March 20, 2018 Source: MedCity News 598
A new study out of Vanderbilt University Medical Center found genetic data in electronic health records can be used to spot undiagnosed diseases.
The research, which was recently published in Science, was authored by 27 individuals.
They believed people diagnosed with conditions like infertility, kidney failure, stroke and heart failure could actually have a rare genetic disease.
Thus, the researchers assigned scores to 21,701 people depending on how well their symptoms fit with a description of 1,204 genetic diseases. Patients included were taken from BioVU, a collection that links DNA samples to de-identified EHRs. The researchers replicated the results at a Marshfield Clinic biobank.
Overall, the study found 18 associations between genetic variants and high phenotype risk scores.
The researchers also learned that 14 percent of individuals with genetic variants impacting the kidney had kidney transplants. Ten percent with another variant had liver transplants. These transplants could have been avoided had the underlying genetic cause been disclosed. Instead, patients could have undergone another treatment to prevent the symptoms from worsening.
“We started with a simple idea: look for a cluster of symptoms and diseases to find an undiagnosed underlying disease,” Josh Denny, a professor of biomedical informatics and medicine, director of VUMC’s Center for Precision Medicine and a study author, said in a statement. “Then we got really excited when we saw how we could systemize it across thousands of genetic diseases to figure out the impact of millions of genetic variants.”

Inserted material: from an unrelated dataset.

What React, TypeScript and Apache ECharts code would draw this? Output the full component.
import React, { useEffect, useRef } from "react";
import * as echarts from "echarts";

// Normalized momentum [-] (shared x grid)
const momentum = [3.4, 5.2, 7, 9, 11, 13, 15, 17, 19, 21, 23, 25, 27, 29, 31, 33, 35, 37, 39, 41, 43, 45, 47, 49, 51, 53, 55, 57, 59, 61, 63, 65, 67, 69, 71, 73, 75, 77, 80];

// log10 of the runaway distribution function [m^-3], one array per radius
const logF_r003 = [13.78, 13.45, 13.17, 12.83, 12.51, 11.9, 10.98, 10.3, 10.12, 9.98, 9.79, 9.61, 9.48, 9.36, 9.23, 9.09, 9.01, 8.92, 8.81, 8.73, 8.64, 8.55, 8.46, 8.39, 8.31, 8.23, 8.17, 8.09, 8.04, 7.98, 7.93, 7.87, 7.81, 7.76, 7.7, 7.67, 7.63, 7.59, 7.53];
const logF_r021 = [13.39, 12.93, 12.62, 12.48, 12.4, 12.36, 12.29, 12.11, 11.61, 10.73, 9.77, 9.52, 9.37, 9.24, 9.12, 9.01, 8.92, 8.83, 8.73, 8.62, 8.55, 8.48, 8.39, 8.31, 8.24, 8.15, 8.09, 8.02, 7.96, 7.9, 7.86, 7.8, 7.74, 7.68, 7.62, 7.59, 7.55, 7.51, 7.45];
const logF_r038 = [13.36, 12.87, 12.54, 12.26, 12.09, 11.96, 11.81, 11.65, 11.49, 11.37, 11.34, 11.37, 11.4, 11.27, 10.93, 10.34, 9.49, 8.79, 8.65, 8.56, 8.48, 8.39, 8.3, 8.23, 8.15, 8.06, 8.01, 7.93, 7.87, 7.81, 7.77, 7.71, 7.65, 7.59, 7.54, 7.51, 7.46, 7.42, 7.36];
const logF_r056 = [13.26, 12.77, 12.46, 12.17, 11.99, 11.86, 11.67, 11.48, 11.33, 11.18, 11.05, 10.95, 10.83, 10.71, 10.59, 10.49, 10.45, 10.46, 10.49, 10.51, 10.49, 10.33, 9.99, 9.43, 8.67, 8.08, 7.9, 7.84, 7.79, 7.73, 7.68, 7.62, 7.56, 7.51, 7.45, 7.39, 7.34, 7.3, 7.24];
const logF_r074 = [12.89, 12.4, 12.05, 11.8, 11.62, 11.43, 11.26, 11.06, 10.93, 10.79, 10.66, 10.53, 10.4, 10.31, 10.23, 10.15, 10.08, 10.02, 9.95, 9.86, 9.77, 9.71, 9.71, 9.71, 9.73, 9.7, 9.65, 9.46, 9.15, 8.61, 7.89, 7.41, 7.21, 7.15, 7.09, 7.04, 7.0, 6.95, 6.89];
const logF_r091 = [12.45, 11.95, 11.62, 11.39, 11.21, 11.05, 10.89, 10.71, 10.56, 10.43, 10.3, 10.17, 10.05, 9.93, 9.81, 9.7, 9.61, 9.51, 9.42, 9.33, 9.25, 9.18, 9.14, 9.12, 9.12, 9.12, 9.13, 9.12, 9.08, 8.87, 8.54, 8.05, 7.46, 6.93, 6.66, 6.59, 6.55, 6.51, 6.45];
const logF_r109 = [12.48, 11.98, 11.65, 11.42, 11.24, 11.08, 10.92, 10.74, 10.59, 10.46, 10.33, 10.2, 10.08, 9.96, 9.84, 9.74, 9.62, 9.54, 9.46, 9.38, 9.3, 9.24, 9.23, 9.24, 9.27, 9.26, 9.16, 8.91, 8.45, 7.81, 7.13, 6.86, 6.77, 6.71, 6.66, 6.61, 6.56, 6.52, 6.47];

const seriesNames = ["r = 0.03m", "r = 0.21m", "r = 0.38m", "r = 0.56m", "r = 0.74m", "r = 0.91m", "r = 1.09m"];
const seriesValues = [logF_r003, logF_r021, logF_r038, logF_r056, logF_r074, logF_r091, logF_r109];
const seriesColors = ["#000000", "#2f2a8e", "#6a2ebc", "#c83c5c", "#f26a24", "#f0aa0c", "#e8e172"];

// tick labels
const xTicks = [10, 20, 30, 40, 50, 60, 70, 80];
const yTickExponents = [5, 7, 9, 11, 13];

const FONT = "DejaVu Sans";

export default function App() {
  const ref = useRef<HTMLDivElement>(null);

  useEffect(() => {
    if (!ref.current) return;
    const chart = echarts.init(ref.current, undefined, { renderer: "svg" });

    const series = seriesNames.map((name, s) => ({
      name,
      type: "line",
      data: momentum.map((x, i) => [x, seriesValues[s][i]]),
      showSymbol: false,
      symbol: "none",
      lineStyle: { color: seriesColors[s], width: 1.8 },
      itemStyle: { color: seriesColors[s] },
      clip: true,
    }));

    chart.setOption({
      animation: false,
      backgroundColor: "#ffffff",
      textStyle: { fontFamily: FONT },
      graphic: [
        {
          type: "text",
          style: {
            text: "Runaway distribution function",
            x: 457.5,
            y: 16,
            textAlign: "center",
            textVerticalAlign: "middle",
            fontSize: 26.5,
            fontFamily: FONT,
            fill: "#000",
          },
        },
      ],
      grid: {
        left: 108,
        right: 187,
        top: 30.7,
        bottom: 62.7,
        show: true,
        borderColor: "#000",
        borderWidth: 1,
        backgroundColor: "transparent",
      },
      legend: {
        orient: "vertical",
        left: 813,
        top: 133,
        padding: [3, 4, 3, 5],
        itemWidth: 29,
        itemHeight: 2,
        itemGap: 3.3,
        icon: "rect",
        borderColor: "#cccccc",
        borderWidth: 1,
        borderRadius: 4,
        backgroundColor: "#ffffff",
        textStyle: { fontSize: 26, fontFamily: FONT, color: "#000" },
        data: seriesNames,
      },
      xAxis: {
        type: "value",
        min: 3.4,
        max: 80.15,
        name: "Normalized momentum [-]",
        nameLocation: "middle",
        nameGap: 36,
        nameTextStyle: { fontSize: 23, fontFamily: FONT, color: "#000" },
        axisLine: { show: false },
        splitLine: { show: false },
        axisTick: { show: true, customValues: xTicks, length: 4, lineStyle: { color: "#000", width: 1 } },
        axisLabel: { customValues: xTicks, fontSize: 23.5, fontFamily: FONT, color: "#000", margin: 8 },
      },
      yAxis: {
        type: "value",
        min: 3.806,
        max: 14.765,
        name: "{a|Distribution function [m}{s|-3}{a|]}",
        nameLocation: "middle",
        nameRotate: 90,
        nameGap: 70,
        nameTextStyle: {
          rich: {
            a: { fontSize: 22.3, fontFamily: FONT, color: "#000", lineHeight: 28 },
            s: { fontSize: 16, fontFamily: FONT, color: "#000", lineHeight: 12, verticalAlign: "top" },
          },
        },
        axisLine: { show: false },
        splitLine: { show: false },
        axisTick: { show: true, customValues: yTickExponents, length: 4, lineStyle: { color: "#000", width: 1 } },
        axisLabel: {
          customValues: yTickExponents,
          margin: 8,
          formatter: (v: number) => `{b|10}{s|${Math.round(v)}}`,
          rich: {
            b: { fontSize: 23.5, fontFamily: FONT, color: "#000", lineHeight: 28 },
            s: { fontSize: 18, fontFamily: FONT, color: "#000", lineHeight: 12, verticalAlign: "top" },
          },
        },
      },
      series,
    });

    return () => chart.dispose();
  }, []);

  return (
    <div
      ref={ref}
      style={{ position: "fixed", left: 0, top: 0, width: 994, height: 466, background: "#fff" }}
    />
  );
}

The method was developed by Denny; Lisa Bastarache, lead data scientist at the Center for Precision Medicine; and other team members.
Bastarache noted that this technique presents numerous chances for more research and findings.
“Phenotype risk scoring can easily be applied in any electronic medical record system that is linked to DNA,” she said in a statement. “Our work looked only at a small sample of the human genome, about 6,000 variants. The opportunity for additional discoveries using this method is huge.”